Exercise instructions
Reproduce nothing but the lines from the one with "Output the Python" through the one with "groups = ['C6", exactly and with both ends. Omit pictures.

Exercise material
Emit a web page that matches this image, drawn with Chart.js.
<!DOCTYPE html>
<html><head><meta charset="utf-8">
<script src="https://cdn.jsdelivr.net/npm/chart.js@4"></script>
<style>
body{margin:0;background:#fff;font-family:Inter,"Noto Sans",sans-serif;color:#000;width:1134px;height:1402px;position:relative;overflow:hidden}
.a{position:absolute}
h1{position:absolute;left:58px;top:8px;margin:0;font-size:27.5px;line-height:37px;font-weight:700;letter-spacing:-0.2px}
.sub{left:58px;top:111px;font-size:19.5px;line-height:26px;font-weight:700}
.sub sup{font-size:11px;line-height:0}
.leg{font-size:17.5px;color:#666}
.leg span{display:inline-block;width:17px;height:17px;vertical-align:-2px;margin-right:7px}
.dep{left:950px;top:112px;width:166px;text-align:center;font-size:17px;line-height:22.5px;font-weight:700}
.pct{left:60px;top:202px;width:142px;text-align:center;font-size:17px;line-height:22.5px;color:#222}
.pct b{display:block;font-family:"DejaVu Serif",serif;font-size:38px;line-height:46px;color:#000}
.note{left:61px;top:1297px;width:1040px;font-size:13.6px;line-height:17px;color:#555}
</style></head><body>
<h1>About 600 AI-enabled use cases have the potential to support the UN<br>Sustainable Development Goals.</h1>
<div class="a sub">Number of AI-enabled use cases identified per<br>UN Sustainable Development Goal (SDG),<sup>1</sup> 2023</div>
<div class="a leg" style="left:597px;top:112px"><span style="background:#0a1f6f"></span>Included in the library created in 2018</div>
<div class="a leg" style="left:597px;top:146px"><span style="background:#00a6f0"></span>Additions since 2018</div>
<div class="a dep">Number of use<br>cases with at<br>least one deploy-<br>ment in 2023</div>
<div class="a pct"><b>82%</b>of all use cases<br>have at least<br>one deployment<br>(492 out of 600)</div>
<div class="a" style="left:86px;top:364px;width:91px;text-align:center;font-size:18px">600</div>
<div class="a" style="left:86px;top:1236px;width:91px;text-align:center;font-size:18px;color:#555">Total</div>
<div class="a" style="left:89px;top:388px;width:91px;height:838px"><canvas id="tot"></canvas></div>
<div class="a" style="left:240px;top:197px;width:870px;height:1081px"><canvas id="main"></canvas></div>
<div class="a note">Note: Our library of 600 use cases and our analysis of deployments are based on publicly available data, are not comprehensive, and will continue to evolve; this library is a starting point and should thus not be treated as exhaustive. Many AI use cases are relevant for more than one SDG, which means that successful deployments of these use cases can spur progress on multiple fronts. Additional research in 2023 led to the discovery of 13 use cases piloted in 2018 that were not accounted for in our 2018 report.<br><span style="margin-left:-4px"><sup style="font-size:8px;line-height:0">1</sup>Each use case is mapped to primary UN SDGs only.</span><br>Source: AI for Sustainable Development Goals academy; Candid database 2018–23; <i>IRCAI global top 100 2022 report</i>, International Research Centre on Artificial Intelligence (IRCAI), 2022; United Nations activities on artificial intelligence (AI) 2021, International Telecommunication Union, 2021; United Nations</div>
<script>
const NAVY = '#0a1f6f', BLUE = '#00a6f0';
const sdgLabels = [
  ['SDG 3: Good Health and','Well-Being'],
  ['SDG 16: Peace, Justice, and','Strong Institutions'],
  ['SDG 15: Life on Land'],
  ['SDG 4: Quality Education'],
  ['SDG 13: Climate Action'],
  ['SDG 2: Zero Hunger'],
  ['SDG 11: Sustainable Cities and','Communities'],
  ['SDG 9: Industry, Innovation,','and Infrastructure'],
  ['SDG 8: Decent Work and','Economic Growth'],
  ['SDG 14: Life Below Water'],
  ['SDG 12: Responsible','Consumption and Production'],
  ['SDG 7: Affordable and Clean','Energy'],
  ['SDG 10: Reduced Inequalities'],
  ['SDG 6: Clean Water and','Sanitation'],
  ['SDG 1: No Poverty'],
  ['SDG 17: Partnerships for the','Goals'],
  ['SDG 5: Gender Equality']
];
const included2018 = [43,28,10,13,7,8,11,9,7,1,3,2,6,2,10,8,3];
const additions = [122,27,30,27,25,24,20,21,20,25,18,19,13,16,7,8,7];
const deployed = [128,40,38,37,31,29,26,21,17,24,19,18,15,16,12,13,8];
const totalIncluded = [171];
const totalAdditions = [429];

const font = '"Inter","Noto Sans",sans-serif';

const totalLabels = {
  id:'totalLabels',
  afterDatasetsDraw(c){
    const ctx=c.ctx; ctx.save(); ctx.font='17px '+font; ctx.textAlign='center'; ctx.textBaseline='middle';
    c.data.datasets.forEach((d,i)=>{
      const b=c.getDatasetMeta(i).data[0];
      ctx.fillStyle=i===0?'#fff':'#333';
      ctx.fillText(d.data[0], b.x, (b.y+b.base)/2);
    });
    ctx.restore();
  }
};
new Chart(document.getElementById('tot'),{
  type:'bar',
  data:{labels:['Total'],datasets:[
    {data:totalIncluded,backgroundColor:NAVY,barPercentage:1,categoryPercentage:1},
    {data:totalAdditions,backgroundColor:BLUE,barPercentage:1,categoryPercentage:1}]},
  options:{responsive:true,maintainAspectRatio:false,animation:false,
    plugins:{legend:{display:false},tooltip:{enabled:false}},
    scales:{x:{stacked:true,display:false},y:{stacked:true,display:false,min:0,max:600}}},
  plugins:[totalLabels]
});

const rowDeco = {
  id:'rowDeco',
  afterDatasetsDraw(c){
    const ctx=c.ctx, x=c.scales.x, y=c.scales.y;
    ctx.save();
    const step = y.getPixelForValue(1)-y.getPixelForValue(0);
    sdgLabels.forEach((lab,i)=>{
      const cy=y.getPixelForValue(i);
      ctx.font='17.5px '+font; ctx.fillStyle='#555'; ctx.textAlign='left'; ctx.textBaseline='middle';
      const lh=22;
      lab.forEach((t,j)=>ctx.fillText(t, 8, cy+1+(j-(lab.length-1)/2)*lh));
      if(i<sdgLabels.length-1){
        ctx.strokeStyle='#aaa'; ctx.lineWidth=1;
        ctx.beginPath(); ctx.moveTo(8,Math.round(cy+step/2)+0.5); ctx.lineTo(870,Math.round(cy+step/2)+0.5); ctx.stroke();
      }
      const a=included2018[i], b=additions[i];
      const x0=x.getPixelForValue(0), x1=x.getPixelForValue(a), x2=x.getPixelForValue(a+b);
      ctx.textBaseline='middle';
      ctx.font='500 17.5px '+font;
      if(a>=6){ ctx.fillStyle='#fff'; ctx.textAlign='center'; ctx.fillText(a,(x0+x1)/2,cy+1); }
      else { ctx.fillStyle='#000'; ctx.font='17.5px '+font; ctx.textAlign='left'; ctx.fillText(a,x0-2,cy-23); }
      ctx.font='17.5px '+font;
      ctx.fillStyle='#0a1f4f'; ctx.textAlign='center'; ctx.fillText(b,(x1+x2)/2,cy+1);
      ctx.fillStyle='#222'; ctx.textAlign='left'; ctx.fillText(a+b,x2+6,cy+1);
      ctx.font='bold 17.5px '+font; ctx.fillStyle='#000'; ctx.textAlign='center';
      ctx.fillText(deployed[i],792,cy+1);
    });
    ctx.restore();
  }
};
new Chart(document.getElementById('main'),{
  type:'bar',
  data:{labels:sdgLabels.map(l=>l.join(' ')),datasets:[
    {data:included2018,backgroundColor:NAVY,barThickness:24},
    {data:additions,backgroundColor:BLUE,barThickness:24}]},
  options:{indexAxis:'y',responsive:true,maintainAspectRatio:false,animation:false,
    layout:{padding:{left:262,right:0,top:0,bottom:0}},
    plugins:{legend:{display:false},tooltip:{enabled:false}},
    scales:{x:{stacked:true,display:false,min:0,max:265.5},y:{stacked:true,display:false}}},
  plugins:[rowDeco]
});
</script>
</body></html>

...

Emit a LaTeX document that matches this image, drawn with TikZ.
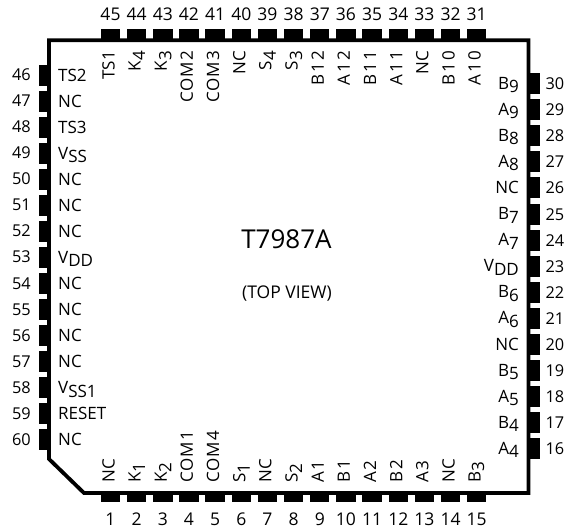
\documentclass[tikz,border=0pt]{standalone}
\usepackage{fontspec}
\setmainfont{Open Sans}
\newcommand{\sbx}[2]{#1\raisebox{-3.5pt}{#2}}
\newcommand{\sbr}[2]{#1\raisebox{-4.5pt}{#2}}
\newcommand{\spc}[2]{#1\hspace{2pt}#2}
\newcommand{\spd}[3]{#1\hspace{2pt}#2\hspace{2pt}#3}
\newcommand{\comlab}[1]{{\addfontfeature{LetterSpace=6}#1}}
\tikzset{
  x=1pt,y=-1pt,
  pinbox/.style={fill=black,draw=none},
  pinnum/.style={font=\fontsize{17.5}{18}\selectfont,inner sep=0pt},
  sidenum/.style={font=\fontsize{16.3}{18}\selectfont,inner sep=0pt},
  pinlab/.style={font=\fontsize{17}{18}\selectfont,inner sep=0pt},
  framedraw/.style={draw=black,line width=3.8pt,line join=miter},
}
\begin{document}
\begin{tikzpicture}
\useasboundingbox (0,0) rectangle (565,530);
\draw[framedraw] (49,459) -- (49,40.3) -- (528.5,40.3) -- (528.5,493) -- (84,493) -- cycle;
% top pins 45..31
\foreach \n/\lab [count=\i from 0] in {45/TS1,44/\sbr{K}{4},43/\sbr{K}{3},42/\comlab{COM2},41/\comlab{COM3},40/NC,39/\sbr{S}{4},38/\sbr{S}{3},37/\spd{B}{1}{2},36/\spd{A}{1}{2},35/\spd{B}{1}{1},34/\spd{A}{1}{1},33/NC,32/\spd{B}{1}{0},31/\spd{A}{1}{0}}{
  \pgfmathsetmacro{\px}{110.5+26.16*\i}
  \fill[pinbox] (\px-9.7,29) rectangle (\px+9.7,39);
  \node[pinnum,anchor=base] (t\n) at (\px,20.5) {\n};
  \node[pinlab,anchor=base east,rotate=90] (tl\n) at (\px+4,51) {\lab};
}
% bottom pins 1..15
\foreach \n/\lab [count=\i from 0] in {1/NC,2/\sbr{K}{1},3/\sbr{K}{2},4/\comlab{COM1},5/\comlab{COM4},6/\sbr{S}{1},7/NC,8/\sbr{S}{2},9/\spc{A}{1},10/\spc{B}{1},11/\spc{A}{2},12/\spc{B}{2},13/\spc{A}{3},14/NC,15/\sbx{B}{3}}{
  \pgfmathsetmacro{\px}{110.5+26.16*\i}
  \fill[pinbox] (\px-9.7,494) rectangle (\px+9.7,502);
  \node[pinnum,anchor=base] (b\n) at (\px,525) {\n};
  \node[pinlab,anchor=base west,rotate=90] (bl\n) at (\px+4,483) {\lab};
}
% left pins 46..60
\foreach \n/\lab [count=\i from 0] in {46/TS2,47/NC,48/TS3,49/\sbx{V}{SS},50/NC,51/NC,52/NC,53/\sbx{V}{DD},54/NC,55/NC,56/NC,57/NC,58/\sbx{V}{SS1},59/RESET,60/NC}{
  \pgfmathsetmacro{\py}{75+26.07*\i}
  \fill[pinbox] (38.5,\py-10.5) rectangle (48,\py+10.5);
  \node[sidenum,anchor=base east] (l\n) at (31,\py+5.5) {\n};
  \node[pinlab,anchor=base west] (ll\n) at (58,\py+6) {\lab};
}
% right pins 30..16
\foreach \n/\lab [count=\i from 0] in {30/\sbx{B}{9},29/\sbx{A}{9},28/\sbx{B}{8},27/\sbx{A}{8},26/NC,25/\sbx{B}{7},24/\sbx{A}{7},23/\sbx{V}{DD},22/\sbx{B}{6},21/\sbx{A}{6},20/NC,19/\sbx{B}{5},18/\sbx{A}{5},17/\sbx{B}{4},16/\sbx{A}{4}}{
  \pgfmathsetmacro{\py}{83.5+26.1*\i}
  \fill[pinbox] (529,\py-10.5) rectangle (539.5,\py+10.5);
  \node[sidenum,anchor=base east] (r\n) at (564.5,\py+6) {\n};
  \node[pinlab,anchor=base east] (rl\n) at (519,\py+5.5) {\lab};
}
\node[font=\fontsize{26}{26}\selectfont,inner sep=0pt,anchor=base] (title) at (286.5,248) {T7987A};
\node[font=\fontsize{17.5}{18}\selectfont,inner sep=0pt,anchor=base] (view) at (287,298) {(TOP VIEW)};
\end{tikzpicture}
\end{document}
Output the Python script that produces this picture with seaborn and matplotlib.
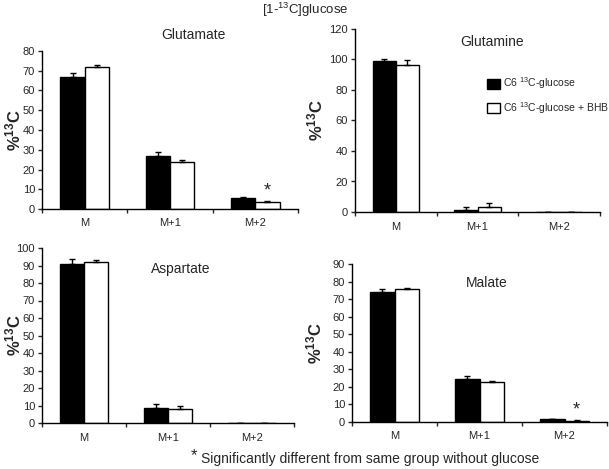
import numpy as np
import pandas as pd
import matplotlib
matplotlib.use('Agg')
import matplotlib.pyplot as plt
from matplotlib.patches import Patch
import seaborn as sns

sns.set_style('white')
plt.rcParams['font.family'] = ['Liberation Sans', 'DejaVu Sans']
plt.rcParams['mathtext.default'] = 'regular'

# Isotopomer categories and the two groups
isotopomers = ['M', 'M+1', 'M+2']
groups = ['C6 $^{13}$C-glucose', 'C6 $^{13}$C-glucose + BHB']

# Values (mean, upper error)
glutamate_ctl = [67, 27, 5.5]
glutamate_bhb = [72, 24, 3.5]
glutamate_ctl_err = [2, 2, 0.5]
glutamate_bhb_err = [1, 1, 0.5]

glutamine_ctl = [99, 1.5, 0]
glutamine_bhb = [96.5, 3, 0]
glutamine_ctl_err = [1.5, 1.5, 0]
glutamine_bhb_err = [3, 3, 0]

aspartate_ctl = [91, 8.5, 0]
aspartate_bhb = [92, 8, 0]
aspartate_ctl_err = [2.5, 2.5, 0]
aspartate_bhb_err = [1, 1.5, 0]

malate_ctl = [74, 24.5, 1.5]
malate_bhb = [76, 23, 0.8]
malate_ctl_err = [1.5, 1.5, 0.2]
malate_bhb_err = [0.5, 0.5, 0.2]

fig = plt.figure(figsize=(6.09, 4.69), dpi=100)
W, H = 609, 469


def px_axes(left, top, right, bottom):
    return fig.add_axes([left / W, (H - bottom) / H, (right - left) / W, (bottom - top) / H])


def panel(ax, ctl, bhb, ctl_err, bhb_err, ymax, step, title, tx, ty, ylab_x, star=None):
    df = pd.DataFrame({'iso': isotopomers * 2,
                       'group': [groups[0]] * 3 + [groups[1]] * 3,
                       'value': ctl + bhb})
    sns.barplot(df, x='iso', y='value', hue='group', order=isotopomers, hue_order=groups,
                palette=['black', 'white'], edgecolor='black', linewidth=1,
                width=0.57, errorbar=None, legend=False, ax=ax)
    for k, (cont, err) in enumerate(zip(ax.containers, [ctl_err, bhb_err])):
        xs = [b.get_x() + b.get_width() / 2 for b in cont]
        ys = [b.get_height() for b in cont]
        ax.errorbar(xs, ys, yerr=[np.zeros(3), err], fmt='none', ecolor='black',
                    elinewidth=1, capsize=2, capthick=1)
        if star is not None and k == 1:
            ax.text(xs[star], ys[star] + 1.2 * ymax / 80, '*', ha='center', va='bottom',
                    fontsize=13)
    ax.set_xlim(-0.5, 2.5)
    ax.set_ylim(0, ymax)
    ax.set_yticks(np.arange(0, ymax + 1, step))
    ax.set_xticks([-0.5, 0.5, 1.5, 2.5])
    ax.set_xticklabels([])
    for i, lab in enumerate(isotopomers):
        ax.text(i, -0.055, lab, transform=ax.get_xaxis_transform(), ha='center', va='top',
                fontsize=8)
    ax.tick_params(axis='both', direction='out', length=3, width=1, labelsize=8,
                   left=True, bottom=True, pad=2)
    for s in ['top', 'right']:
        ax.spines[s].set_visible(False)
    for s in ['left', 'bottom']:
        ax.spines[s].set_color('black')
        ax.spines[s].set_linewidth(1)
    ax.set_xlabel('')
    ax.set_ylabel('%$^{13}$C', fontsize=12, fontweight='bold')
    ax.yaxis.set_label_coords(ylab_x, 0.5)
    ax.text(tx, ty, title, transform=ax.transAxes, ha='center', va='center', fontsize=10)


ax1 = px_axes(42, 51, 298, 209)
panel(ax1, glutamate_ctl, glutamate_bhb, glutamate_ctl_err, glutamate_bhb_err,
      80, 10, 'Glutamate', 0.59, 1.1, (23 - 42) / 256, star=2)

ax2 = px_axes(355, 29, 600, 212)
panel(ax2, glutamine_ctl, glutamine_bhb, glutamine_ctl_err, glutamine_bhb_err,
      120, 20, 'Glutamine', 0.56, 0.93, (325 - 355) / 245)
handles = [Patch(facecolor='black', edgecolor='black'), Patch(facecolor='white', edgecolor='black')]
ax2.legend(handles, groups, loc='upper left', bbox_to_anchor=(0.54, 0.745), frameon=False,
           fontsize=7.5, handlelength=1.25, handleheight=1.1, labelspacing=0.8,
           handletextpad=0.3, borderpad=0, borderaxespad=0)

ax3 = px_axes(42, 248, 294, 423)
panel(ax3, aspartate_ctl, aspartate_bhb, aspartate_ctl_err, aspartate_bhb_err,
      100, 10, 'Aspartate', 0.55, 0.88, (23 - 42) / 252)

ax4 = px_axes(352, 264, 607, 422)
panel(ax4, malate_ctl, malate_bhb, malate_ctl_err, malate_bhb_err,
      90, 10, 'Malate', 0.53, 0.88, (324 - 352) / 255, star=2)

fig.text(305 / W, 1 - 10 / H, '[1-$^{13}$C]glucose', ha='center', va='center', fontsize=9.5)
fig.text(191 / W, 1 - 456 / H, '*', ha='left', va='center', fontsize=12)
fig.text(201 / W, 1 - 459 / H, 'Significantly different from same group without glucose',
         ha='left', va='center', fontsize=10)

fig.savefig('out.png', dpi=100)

==

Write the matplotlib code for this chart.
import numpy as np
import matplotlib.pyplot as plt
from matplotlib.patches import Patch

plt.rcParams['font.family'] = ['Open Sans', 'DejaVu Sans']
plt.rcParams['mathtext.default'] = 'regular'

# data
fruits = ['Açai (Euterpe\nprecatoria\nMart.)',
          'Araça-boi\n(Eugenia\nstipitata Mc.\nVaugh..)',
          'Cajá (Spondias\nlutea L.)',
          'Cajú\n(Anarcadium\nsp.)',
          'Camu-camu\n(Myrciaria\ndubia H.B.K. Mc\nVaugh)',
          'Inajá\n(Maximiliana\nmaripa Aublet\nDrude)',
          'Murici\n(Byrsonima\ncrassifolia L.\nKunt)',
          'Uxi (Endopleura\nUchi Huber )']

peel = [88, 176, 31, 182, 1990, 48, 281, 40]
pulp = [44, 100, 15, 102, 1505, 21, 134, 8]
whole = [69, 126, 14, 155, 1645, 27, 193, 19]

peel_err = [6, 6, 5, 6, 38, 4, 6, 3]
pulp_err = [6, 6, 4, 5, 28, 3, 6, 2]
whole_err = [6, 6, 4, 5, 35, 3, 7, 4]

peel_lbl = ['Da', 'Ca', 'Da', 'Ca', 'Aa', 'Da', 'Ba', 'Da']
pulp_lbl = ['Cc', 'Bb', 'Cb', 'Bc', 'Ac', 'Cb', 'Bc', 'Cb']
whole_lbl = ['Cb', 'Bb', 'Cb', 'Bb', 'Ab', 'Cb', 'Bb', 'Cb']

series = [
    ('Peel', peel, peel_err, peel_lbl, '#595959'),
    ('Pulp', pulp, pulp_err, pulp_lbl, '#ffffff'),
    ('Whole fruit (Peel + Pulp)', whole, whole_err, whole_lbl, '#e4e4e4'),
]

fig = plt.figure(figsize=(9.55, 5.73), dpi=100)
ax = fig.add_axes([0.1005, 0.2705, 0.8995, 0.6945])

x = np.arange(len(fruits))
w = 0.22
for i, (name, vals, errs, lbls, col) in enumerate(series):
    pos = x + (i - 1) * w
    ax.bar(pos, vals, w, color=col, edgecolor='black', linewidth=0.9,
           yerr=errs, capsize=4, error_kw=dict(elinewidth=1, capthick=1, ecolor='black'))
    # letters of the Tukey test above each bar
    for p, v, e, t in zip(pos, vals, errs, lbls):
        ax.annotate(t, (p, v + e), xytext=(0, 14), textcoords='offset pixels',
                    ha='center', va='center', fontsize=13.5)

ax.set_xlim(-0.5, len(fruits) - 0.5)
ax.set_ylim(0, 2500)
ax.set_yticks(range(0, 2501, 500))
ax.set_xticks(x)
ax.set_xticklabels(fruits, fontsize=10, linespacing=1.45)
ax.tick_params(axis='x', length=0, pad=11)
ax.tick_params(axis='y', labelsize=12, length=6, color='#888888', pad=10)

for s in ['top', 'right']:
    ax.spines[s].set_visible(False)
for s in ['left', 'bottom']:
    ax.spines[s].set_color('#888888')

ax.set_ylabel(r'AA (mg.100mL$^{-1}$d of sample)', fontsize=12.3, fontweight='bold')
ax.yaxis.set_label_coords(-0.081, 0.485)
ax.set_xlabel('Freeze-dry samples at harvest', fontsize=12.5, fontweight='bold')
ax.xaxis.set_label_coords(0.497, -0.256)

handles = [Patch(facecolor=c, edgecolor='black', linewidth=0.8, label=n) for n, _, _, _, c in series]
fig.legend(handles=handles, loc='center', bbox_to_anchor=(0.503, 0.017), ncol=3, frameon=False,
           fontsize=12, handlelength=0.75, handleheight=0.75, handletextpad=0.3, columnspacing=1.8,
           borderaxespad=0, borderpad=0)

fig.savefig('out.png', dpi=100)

Output for this task
Output the Python script that produces this picture with seaborn and matplotlib.
import numpy as np
import pandas as pd
import matplotlib
matplotlib.use('Agg')
import matplotlib.pyplot as plt
from matplotlib.patches import Patch
import seaborn as sns

sns.set_style('white')
plt.rcParams['font.family'] = ['Liberation Sans', 'DejaVu Sans']
plt.rcParams['mathtext.default'] = 'regular'

# Isotopomer categories and the two groups
isotopomers = ['M', 'M+1', 'M+2']
groups = ['C6 $^{13}$C-glucose', 'C6 $^{13}$C-glucose + BHB']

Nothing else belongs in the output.